I don't generally like books with multiple main characters, and story lines of great complexity and fantastical-ness going of hither and thither.  My first time through, lo these many years ago, I might have found myself uncertain during the introductory period--there are a lot of characters, and we meet them all individually, and there's a lot to keep track of.  But May makes it all work in a masterpiece of plotting and characterization and exuberant imagination.    For those who like the mental powers and the paranormal, there's that.  For those that like the survival in a strange land, there's that.  For those that like their characters put through various emotional ringers, and/or their characters finding love and friendship, there's that too.  Magic. Sex. Death. Flying on the wings of the mind.  Extinct mammals (so few fantasy books do as nice a job with extinct mammals).  Crafting of beautiful things.  Generous splashes of humor.  Tragedy.

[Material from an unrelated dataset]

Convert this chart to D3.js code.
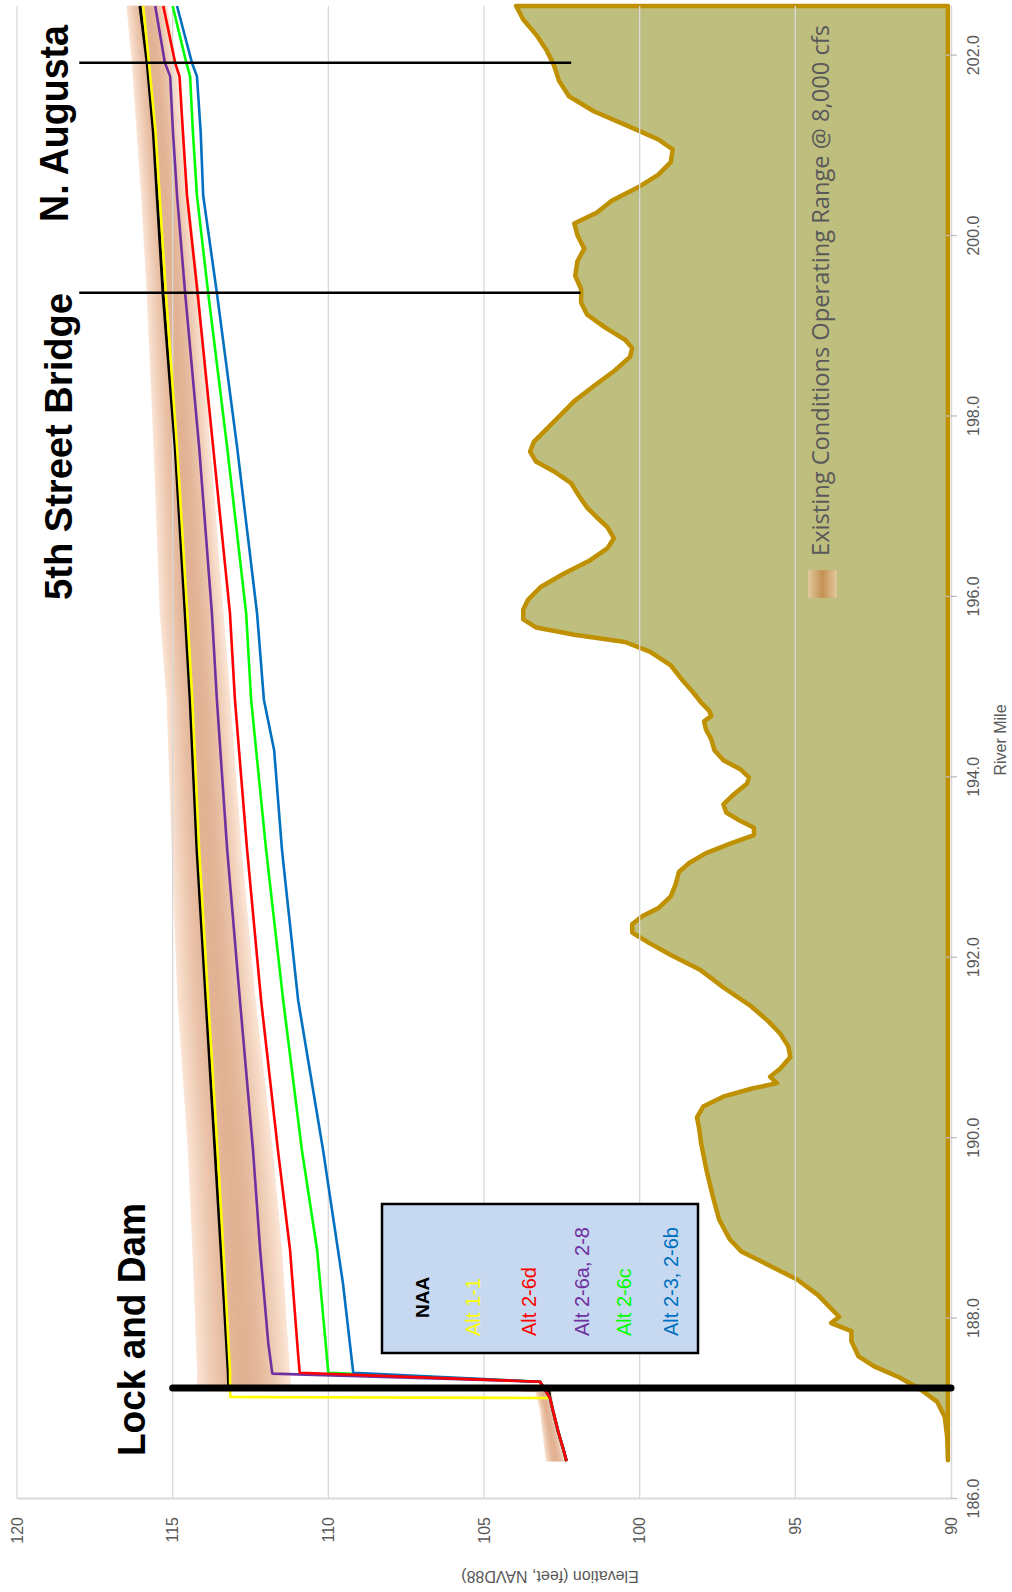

In short, I really cannot recommend this too highly to anyone who wants a sci fi/fantasy adventure of epic proportions, set on a very different earth.    But I've read it so many times I can't be dispassionate about it...this first book, and the three that follow it, are and integral and much loved  part of my mental map.   However, since my mother and my husband, both of whom are less emotional thinkers than me, and both of whom read grown-up books, enjoyed the series as well, I feel pretty confident in my recommending.

(I also don't feel like writing a thoughtful review, because that would be full of spoilers.  I hope I haven't spoiled it too much as it is!)